The Danish-born mother of Russia's last tsar Nicholas II will be buried in St. Peter and Paul's Cathedral in St. Petersburg, in the same cathedral as her husband and son, on September 26, 2006, in keeping with an ordinance issued by President Vladimir Putin.

Denmark's Queen Margarethe has given her consent for the remains to be sent, at the request of Russia and the former Russian royal family, the Romanovs.

Empress Maria Fyodorovna was born Princess Dagmar of Denmark. She married Tsar Alexander III and had six children with him, including the last Russian Tsar, Nicholas II.

The re-burial is set for 26 September, the same date that Maria Fedorovna went to Russia to be married in 1866.

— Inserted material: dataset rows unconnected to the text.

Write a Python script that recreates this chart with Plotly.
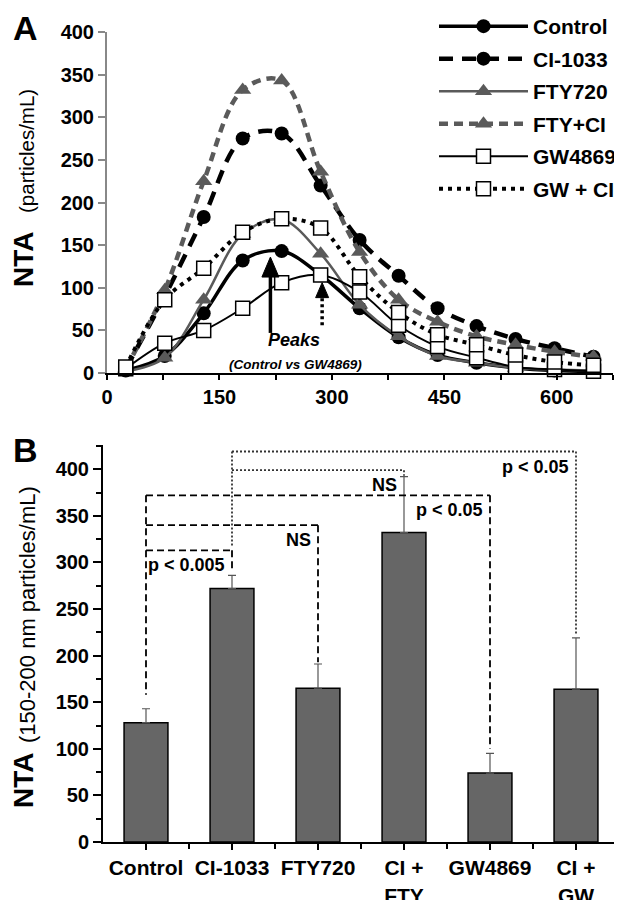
import plotly.graph_objects as go

# ---------------- Panel A data ----------------
size_nm = [25, 77, 129, 181, 233, 285, 337, 389, 441, 493, 545, 597, 649]
control = [3, 20, 70, 132, 143, 115, 76, 42, 21, 12, 6, 3, 2]
ci1033 = [5, 90, 183, 275, 281, 220, 156, 114, 76, 55, 40, 29, 19]
fty720 = [2, 18, 86, 163, 180, 140, 80, 43, 20, 12, 6, 4, 3]
fty_ci = [5, 97, 225, 332, 343, 236, 142, 86, 60, 43, 33, 25, 19]
gw4869 = [5, 35, 50, 76, 106, 115, 95, 56, 31, 18, 7, 4, 2]
gw_ci = [7, 86, 123, 165, 181, 170, 113, 71, 45, 33, 21, 13, 9]
series_names = ["Control", "CI-1033", "FTY720", "FTY+CI", "GW4869", "GW + CI"]

peak_x = [218, 287]        # Control peak, GW4869 peak
peak_tip = [136, 106]
peak_base = [47, 56]

# ---------------- Panel B data ----------------
groups = ["Control", "CI-1033", "FTY720", "CI +<br>FTY", "GW4869", "CI +<br>GW"]
means = [128, 272, 165, 332, 74, 164]
errs = [15, 14, 26, 60, 21, 55]
# comparisons: (group i, group j, bracket level, left-leg bottom, right-leg bottom, style, label)
comparisons = [
    (0, 1, 313, None, 290, "dash", "p < 0.005"),
    (0, 2, 340, None, 193, "dash", "NS"),
    (0, 4, 372, 158, 100, "dash", "p < 0.05"),
    (1, 3, 399, None, 393, "dot", "NS"),
    (1, 5, 419, 316, 222, "dot", "p < 0.05"),
]

FONT = "Liberation Sans, Arial, sans-serif"
GRAY = "#5a5a5a"
W, H = 622, 900
OFF = 8  # page offset of the figure inside the browser window


def fx(px):
    return (px - OFF) / W


def fy(py):
    return 1 - (py - OFF) / H


fig = go.Figure()

styles = [
    dict(line=dict(color="black", width=3.5), marker=dict(symbol="circle", size=14, color="black")),
    dict(line=dict(color="black", width=4.5, dash="14px,9px"), marker=dict(symbol="circle", size=14, color="black")),
    dict(line=dict(color=GRAY, width=2.5), marker=dict(symbol="triangle-up", size=15, color=GRAY)),
    dict(line=dict(color=GRAY, width=4.5, dash="9px,6px"), marker=dict(symbol="triangle-up", size=15, color=GRAY)),
    dict(line=dict(color="black", width=2), marker=dict(symbol="square", size=14, color="white", line=dict(color="black", width=1.5))),
    dict(line=dict(color="black", width=4, dash="4px,5px"), marker=dict(symbol="square", size=14, color="white", line=dict(color="black", width=1.5))),
]
for name, vals, st in zip(series_names, [control, ci1033, fty720, fty_ci, gw4869, gw_ci], styles):
    st["line"]["shape"] = "spline"
    st["line"]["smoothing"] = 1.0
    fig.add_trace(go.Scatter(x=size_nm, y=vals, name=name, mode="lines+markers",
                             line=st["line"], marker=st["marker"], cliponaxis=False,
                             legendgroup=name, xaxis="x", yaxis="y"))

# Panel B bars
fig.add_trace(go.Bar(x=list(range(len(groups))), y=means, width=0.51, showlegend=False,
                     marker=dict(color="#666666", line=dict(color="black", width=1.5)),
                     error_y=dict(type="data", array=errs, arrayminus=[0] * len(errs),
                                  color="#555555", thickness=1.2, width=4),
                     xaxis="x2", yaxis="y2"))

shapes = []
annotations = []

# Peak arrows in panel A
for k, (px, tip, base) in enumerate(zip(peak_x, peak_tip, peak_base)):
    head_h = 20 if k == 0 else 15
    head_w = 8.5 if k == 0 else 6.5
    shapes.append(dict(type="line", xref="x", yref="y", x0=px, x1=px, y0=base, y1=tip - head_h / 0.8525 + 1,
                       line=dict(color="black", width=3.5, dash="solid" if k == 0 else "3px,3px")))
    shapes.append(dict(type="path", xref="x", yref="y", xsizemode="pixel", ysizemode="pixel",
                       xanchor=px, yanchor=tip,
                       path=f"M0,0 L{-head_w},{-head_h} L{head_w},{-head_h} Z",
                       fillcolor="black", line=dict(color="black", width=1)))

annotations.append(dict(x=249, y=39, xref="x", yref="y", text="<b><i>Peaks</i></b>", showarrow=False,
                        font=dict(family=FONT, size=18, color="black")))
annotations.append(dict(x=252, y=10.5, xref="x", yref="y", text="<b><i>(Control vs GW4869)</i></b>",
                        showarrow=False, font=dict(family=FONT, size=13.5, color="black")))

# Significance brackets in panel B
for (i, j, lvl, lb, rb, sty, lab) in comparisons:
    dash = "7px,4px" if sty == "dash" else "2px,2px"
    lw = 1.8
    col = "black" if sty == "dash" else "#333333"
    shapes.append(dict(type="line", xref="x2", yref="y2", x0=i, x1=j, y0=lvl, y1=lvl,
                       line=dict(color=col, width=lw, dash=dash)))
    shapes.append(dict(type="line", xref="x2", yref="y2", x0=j, x1=j, y0=lvl, y1=rb,
                       line=dict(color=col, width=lw, dash=dash)))
    if lb is not None:
        shapes.append(dict(type="line", xref="x2", yref="y2", x0=i, x1=i, y0=lvl, y1=lb,
                           line=dict(color=col, width=lw, dash=dash)))
    annotations.append(dict(x=j, y=lvl, xref="x2", yref="y2", text=f"<b>{lab}</b>", showarrow=False,
                            xanchor="right", yanchor="top", xshift=-5, yshift=-3,
                            font=dict(family=FONT, size=18, color="black")))


def paper_text(px, py, text, size, angle=0):
    return dict(x=fx(px), y=fy(py), xref="paper", yref="paper", text=text, showarrow=False,
                xanchor="center", yanchor="middle", textangle=angle,
                font=dict(family=FONT, size=size, color="black"))


# Panel letters
annotations.append(paper_text(25, 28, "<b>A</b>", 34))
annotations.append(paper_text(25, 450, "<b>B</b>", 34))

# Y-axis titles (bold "NTA" + regular unit text, rotated)
annotations.append(paper_text(23, 259, "<b>NTA</b>", 28, -90))
annotations.append(paper_text(27, 151, "(particles/mL)", 20.5, -90))
annotations.append(paper_text(23, 780, "<b>NTA</b>", 28, -90))
annotations.append(paper_text(27, 615, "(150-200 nm particles/mL)", 22, -90))

tickfont = dict(family=FONT, size=20, color="black", weight="bold")

fig.update_layout(
    template="none",
    width=W, height=H,
    margin=dict(l=0, r=0, t=0, b=0, pad=0, autoexpand=False),
    paper_bgcolor="white", plot_bgcolor="white",
    font=dict(family=FONT, color="black"),
    showlegend=True,
    legend=dict(x=426 / W, y=1 + 2 / H, xanchor="left", yanchor="top",
                font=dict(family=FONT, size=21, color="black", weight="bold"),
                itemwidth=89, tracegroupgap=2.2, bgcolor="rgba(0,0,0,0)", traceorder="grouped"),
    xaxis=dict(domain=[fx(107), fx(613)], anchor="y", range=[0, 675], automargin=False,
               tickmode="array", tickvals=list(range(0, 676, 75)),
               ticktext=[str(v) if v % 150 == 0 else "" for v in range(0, 676, 75)],
               ticks="outside", ticklen=5, tickwidth=1.5, tickcolor="black",
               showline=True, linecolor="black", linewidth=2,
               showgrid=False, zeroline=False, tickfont=tickfont),
    yaxis=dict(domain=[fy(373), fy(32)], anchor="x", range=[0, 400], dtick=50, automargin=False,
               ticks="outside", ticklen=7, tickwidth=1.5, tickcolor="#888888",
               showline=True, linecolor="#888888", linewidth=2,
               showgrid=False, zeroline=False, tickfont=tickfont),
    xaxis2=dict(domain=[fx(103), fx(619)], anchor="y2", range=[-0.5, 5.5], automargin=False,
                tickmode="array", tickvals=list(range(len(groups))), ticktext=groups,
                ticks="outside", ticklen=6, tickwidth=1.5, tickcolor="black",
                minor=dict(tickmode="array", tickvals=[k + 0.5 for k in range(len(groups) - 1)],
                           ticks="outside", ticklen=5, tickwidth=1.5, tickcolor="black"),
                showline=True, linecolor="black", linewidth=2,
                showgrid=False, zeroline=False, tickfont=dict(family=FONT, size=21, color="black", weight="bold")),
    yaxis2=dict(domain=[fy(842), fy(445)], anchor="x2", range=[0, 426], dtick=50, automargin=False,
                ticks="outside", ticklen=8, tickwidth=1.5, tickcolor="black",
                minor=dict(dtick=25, ticks="outside", ticklen=5, tickwidth=1.5, tickcolor="black"),
                showline=True, linecolor="black", linewidth=2,
                showgrid=False, zeroline=False, tickfont=tickfont),
    shapes=shapes,
    annotations=annotations,
)

fig.write_html("out.html")
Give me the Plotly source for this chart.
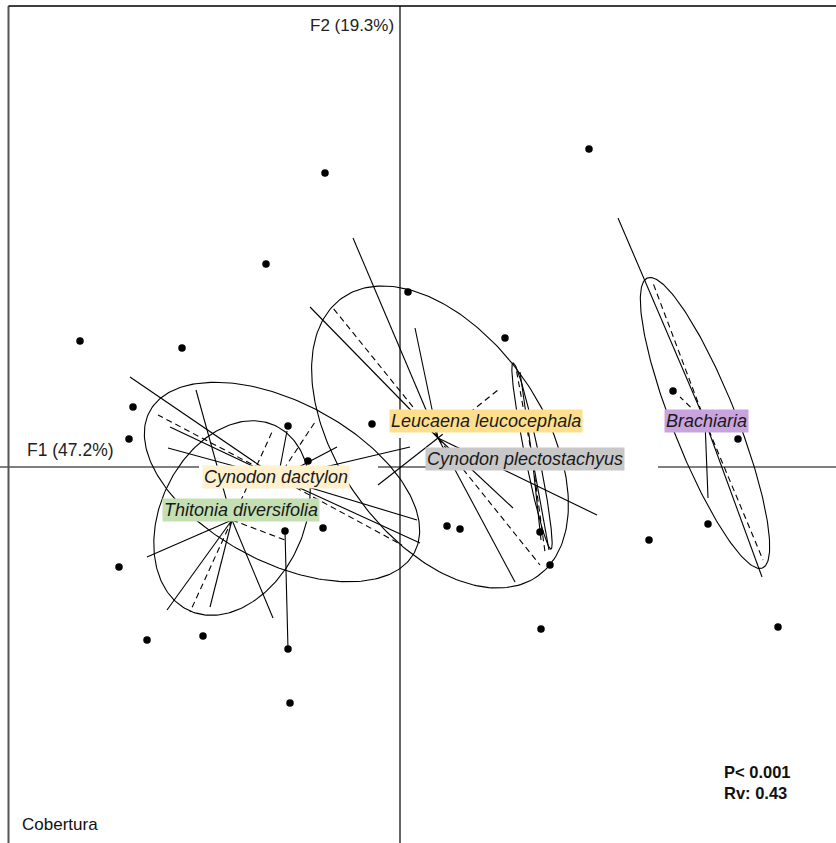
import numpy as np
import plotly.graph_objects as go

# ---- site scores on the first two axes (F1, F2) ----
site_f1 = [1.89, -0.75, -1.34, 0.08, -3.20, -2.18, 1.05, -2.67, -2.71, -1.12, -0.92, -0.28,
           2.73, 3.38, 3.08, 2.49, 3.78, 0.47, 0.60, 1.40, 1.50, 1.41, -0.77, -1.15,
           -2.81, -2.53, -1.97, -1.12, -1.10]
site_f2 = [3.18, 2.94, 2.03, 1.75, 1.26, 1.19, 1.29, 0.60, 0.28, 0.41, 0.06, 0.43,
           0.76, 0.28, -0.57, -0.73, -1.60, -0.59, -0.62, -0.65, -0.98, -1.62, -0.61, -0.64,
           -1.00, -1.73, -1.69, -1.82, -2.36]
# pairs of sites joined by a segment
site_links = [(23, 27)]

# ---- groups (cover species) ----
groups = ["Leucaena leucocephala", "Cynodon plectostachyus", "Brachiaria",
          "Cynodon dactylon", "Thitonia diversifolia"]
group_fill = ["#FFDF8C", "#C8C8C8", "#C9A3DD", "#FFF0CE", "#C4DFB2"]

# inertia ellipses: centre, semi-axes, rotation (degrees)
ell_cx = [0.40, 1.32, 3.05, -1.18, -1.68]
ell_cy = [0.30, 0.11, 0.44, -0.15, -0.51]
ell_a = [1.70, 0.95, 1.56, 1.50, 1.02]
ell_b = [1.02, 0.07, 0.32, 0.80, 0.72]
ell_angle = [-55, -78.5, -68.4, -28, 65]

# star centres and branch ends (solid and dashed)
star_cx = [0.38, 1.32, 3.05, -1.22, -1.68]
star_cy = [0.29, 0.11, 0.46, -0.11, -0.53]
star_solid_f1 = [[-0.47, -0.90, 0.15, 1.15, 1.13, 1.97, -0.22],
                 [1.20, 1.49, 1.41],
                 [2.18, 3.62, 3.08],
                 [-2.70, -2.30, -2.32, -0.63, 0.10, 0.17, 0.20, -1.13],
                 [-2.04, -2.53, -2.33, -1.90, -1.27]]
star_solid_f2 = [[2.29, 1.60, 1.39, -1.15, -0.41, -0.48, -0.18],
                 [0.95, -0.83, -0.73],
                 [2.49, -1.10, -0.31],
                 [0.90, 0.40, 0.19, 0.20, 0.20, -0.53, -0.76, 0.36],
                 [0.77, -0.90, -1.43, -1.40, -1.51]]
star_dash_f1 = [[-0.67, 0.98, 1.40],
                [1.16, 1.45],
                [2.53, 3.63, 2.80],
                [-2.42, -0.85, 0.02],
                [-1.28, -2.10, -1.15]]
star_dash_f2 = [[1.59, 0.77, -0.98],
                [0.99, -0.85],
                [1.84, -0.93, 0.70],
                [0.52, 0.45, -0.78],
                [0.35, -1.45, -0.73]]

# label positions (box centres)
label_f1 = [0.86, 1.25, 3.065, -1.24, -1.59]
label_f2 = [0.46, 0.08, 0.46, -0.10, -0.43]

axis_titles = ["F1 (47.2%)", "F2 (19.3%)"]
stats_text = ["P< 0.001", "Rv: 0.43"]
panel_title = "Cobertura"

X_RANGE = [-4.00, 4.36]
Y_RANGE = [-3.76, 4.67]
FONT = "Arial, Liberation Sans, sans-serif"

fig = go.Figure()

# ellipses
t = np.linspace(0, 2 * np.pi, 240)
for cx, cy, a, b, ang in zip(ell_cx, ell_cy, ell_a, ell_b, ell_angle):
    th = np.radians(ang)
    ex = cx + a * np.cos(t) * np.cos(th) - b * np.sin(t) * np.sin(th)
    ey = cy + a * np.cos(t) * np.sin(th) + b * np.sin(t) * np.cos(th)
    fig.add_trace(go.Scatter(x=ex, y=ey, mode="lines",
                             line=dict(color="black", width=1.1),
                             hoverinfo="skip"))


def star_xy(cx, cy, ends_x, ends_y):
    xs, ys = [], []
    for ex, ey in zip(ends_x, ends_y):
        xs += [cx, ex, None]
        ys += [cy, ey, None]
    return xs, ys


for i in range(len(groups)):
    sx, sy = star_xy(star_cx[i], star_cy[i], star_solid_f1[i], star_solid_f2[i])
    fig.add_trace(go.Scatter(x=sx, y=sy, mode="lines",
                             line=dict(color="black", width=1.1),
                             hoverinfo="skip"))
    dx, dy = star_xy(star_cx[i], star_cy[i], star_dash_f1[i], star_dash_f2[i])
    fig.add_trace(go.Scatter(x=dx, y=dy, mode="lines",
                             line=dict(color="black", width=1.1, dash="6px,4px"),
                             hoverinfo="skip"))

# links between sites
lx, ly = [], []
for i, j in site_links:
    lx += [site_f1[i], site_f1[j], None]
    ly += [site_f2[i], site_f2[j], None]
fig.add_trace(go.Scatter(x=lx, y=ly, mode="lines",
                         line=dict(color="black", width=1.1), hoverinfo="skip"))

# sites
fig.add_trace(go.Scatter(x=site_f1, y=site_f2, mode="markers",
                         marker=dict(color="black", size=7.5), hoverinfo="skip"))

# frame and axes through the origin
shapes = [
    dict(type="line", x0=X_RANGE[0], x1=X_RANGE[1], y0=0, y1=0,
         line=dict(color="black", width=1.2), layer="below"),
    dict(type="line", x0=0, x1=0, y0=Y_RANGE[0], y1=4.61,
         line=dict(color="black", width=1.2), layer="below"),
    dict(type="line", x0=-3.915, x1=-3.915, y0=Y_RANGE[0], y1=4.61,
         line=dict(color="#555555", width=2), layer="below"),
    dict(type="line", x0=-3.915, x1=X_RANGE[1], y0=4.61, y1=4.61,
         line=dict(color="black", width=1.5), layer="below"),
    # white margins left around the labels
    dict(type="rect", x0=-2.01, x1=-0.22, y0=-0.05, y1=0.04,
         fillcolor="white", line=dict(width=0), layer="below"),
    dict(type="rect", x0=2.20, x1=2.58, y0=-0.05, y1=0.04,
         fillcolor="white", line=dict(width=0), layer="below"),
    dict(type="rect", x0=-0.05, x1=0.05, y0=0.29, y1=0.36,
         fillcolor="white", line=dict(width=0), layer="below"),
]

annotations = []
for name, fx, fy, col in zip(groups, label_f1, label_f2, group_fill):
    annotations.append(dict(
        x=fx, y=fy, text=name, showarrow=False, xanchor="center", yanchor="middle",
        bgcolor=col, borderpad=1,
        font=dict(family=FONT, size=18, color="#1a1a1a", style="italic")))

annotations += [
    dict(x=-3.75, y=0.17, text=axis_titles[0], showarrow=False,
         xanchor="left", yanchor="middle",
         font=dict(family=FONT, size=17.5, color="#222222")),
    dict(x=-0.04, y=4.42, text=axis_titles[1], showarrow=False,
         xanchor="right", yanchor="middle",
         font=dict(family="Liberation Sans Narrow, Arial Narrow, sans-serif",
                   size=17, color="#222222")),
    dict(x=-3.80, y=-3.57, text=panel_title, showarrow=False,
         xanchor="left", yanchor="middle",
         font=dict(family=FONT, size=17, color="#111111")),
    dict(x=3.22, y=-3.05, text="<b>" + stats_text[0] + "</b>", showarrow=False,
         xanchor="left", yanchor="middle",
         font=dict(family=FONT, size=16.5, color="#111111")),
    dict(x=3.22, y=-3.26, text="<b>" + stats_text[1] + "</b>", showarrow=False,
         xanchor="left", yanchor="middle",
         font=dict(family=FONT, size=16.5, color="#111111")),
]

fig.update_layout(
    width=836, height=843,
    margin=dict(l=0, r=0, t=0, b=0),
    paper_bgcolor="white", plot_bgcolor="white",
    showlegend=False,
    xaxis=dict(range=X_RANGE, visible=False, fixedrange=True),
    yaxis=dict(range=Y_RANGE, visible=False, fixedrange=True),
    shapes=shapes,
    annotations=annotations,
)

fig.write_html("out.html")
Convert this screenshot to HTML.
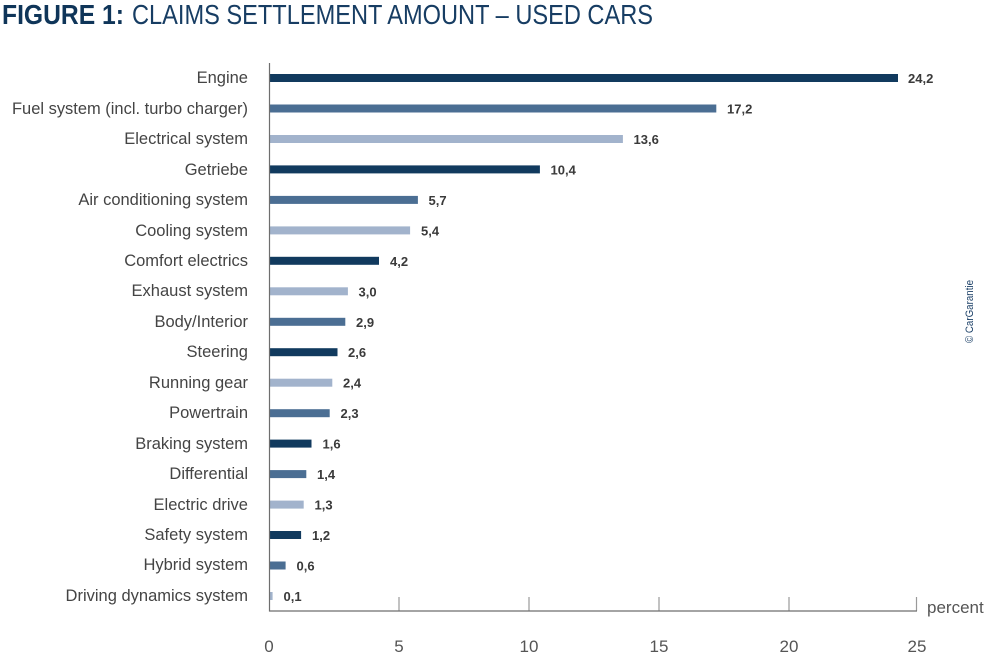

She joined the Russian Orthodox Church and assumed a Russian name before becoming empress 15 years later when her husband, Alexander III, ascended to the throne.

She lived 52 years in Russia and left after the revolution. She died in Denmark in 1928 and was buried next to her father, Danish King Christian IX in Roskilde Cathedral, the burial place of Danish kings and queens.

The Romanovs say Maria Fedorovna had asked to be buried in the Saint Peter and Paul Cathedral next to her husband when circumstances allowed.

This is an excellent post scriptum to a tragic chapter in Russian history.